A topic at last! Or in other words, a lifeboat in the ocean of uncertainity

The whole month of September I was lost. I was lost in the sea of literature. I feel unmotivated and lazy. I felt that no matter what I read, it wasn’t enough. This, coupled with the uncertainty of not knowing what to write about, paralysed me.

Before September, I had already written  3000 words of a draft for one of my chapters. How many did I write in September?  0.

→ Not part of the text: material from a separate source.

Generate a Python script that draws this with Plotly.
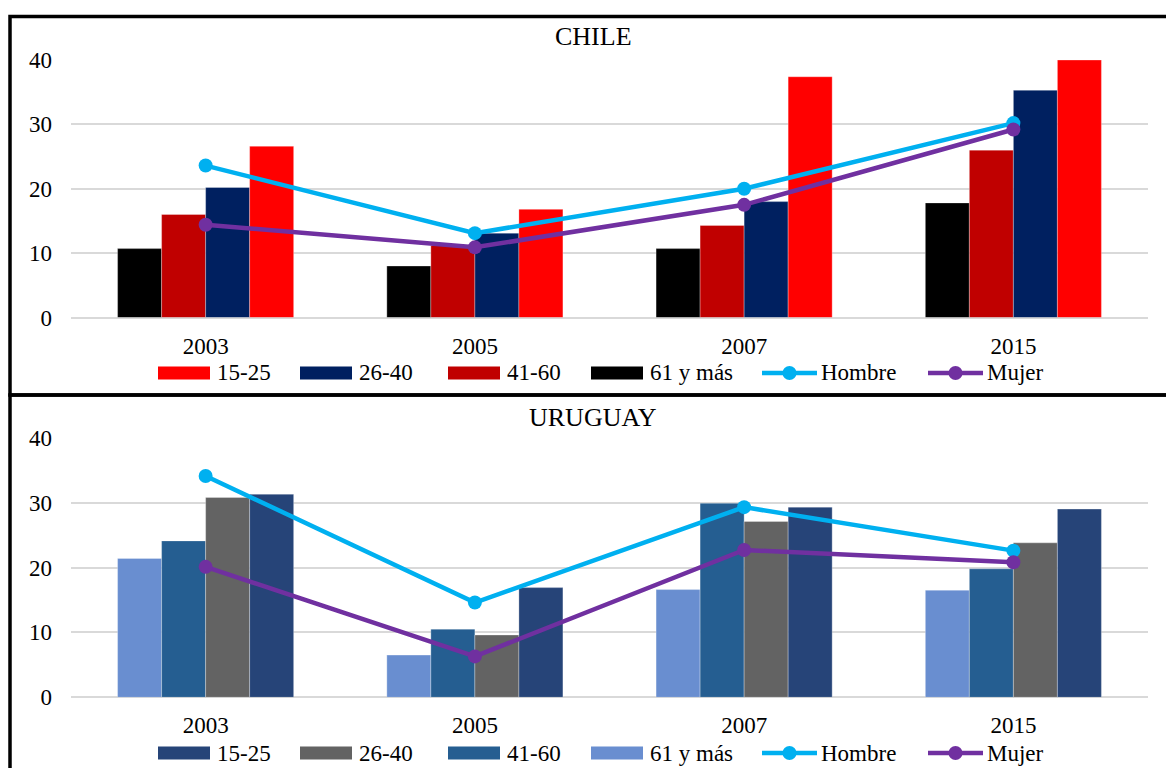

I did write some words in September as I have an annotated bibliography and rough drafts in Scrivener. But I did not write any real words that will eventually contribute to my thesis. This is because I was stuck in an ocean of possibility. I had dug deeper into my literature view and felt I was going around in circles. Every topic I read was uninteresting or had already a small amount of research. I didn’t know where I would fit.

Now, I have absolutely no advice on how to remove yourself from this paralysing position. For me, it happened randomly, on a Tuesday two weeks ago whilst trying to organise my thoughts in a mindmap. I suddenly looked up and I knew! The happiness that flooded through me was intense. I just wanted to share this, so anybody else doing a frantic google on ‘how to choose a PhD topic’ doesn’t feel as alone.

This uncertainty will pass. You WILL find a topic. You were allowed entry to the program because YOU are worthy.

 

The beginning

Tomorrow I begin my candidacy and I am, understandably, nervous.  I have decided to blog as I would like a record of my thoughts and my journey through the PhD. This seems to be an efficient way to practice writing and to cure writer’s block.

So where to begin? After extensive googling, I have some initial thoughts, all of which seem to follow the same pattern:

  1. I have no idea what I am doing
  2. Okay, I’ll make a plan so that I feel more organised
  3. Google is no help, I have no idea what I am doing

As you can see, I currently am feeling a bit lost. My initial research proposal was written 11 months ago. Not only do I feel disconnected from my own project, but I feel disconnected and unsure of the whole process. I know that this feeling is only temporary, and soon I will be deeply immersed in the research and my topic.